Zaev would have to collect 61 signatures from MPs in the 120-seat parliament - 49 from his party and at least 12 from ethnic Albanian parties - if he is to receive the mandate.

“In line with [the president’s] suggestion we will take a decision,” Zaev was cited as saying.

Asked about holding new elections, which is an option proposed by VMRO-DPMNE, Zaev said that only SDSM would benefit from a new election, but other political parties would not.

“New elections are not good for Macedonia. That is why we should launch the process of forming a new government as soon as possible,” Zaev said.

DUI leader Ali Ahmeti said after his meeting with Ivanov that “now all political factors should contribute to finding solution to the crisis and stability of the country.”

“Now all depends on Ivanov,” Ahmeti, who previously claimed that DUI is the main factor for forming the new government, was quoted by broadcaster Alsat-M. Ahmeti stressed that all options for forming a new government are still open.

DUI has 10 seats in the parliament, down from 19 in the previous composition, as it lost many votes after being criticised for servility towards the dominant VMRO-DPMNE partner.

Ivanov also met the leaders of small ethnic Albanian parties Besa and the Alliance for Albanians, which gained five and three seats in the parliament respectively. In a comment to Nova TV, Besa’s secretary general Afrim Gashi only confirmed Ivanov’s position that the party which secures a majority in the parliament will be given the mandate.

The European Union officials recently called on Macedonian political leaders to form a stable government based on broad consensus on key reform priorities to enable the country to move forward towards EU integration.

“Such a coalition should rally around a strong, inclusive, reformist consensus and inter-ethnic cooperation,” Commissioner Johannes Hahn and MEPs Ivo Vajgl, Eduard Kukan and Knut Fleckenstein said in a joint statement on January 25.

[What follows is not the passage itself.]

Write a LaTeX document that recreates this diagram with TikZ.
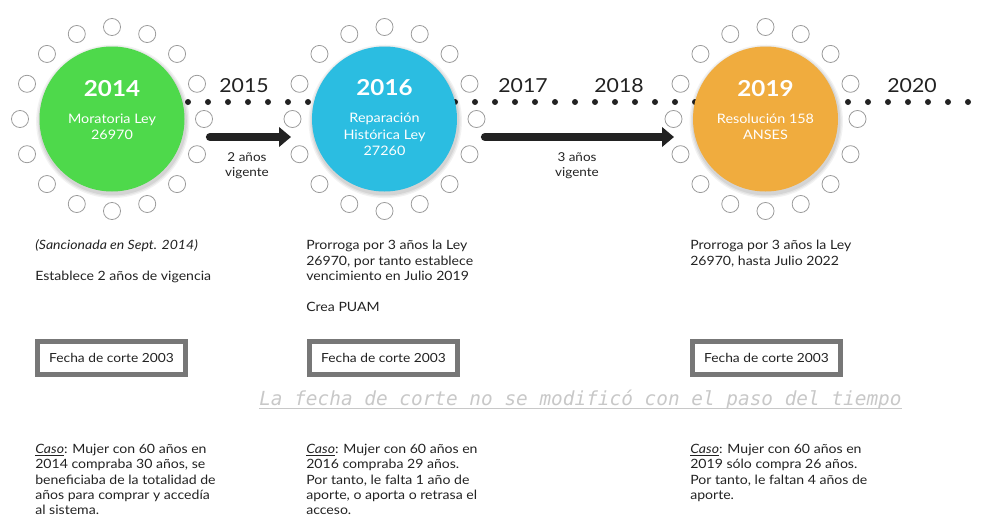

VMRO-DPMNE is against such a government and says new elections are the only way to exit the crisis.

In their negotiations earlier this month, VMRO-DPMNE and the DUI reportedly agreed in principle to form a new government but the DUI then asked for all points set out in a platform adopted by the ethnic Albanian parties to be accepted by VMRO-DPMNE, which was rejected by the biggest Macedonian party.

There is also media speculation that another reason for the failure of VMRO-DPMNE and DUI to strike a new coalition deal was a split within the DUI over forming another coalition with embattled ex Prime Minister Nikola Gruevski. Gruevski is under investigation by the Special Prosecutor Office (SPO), which is tasked with probing high-level crime.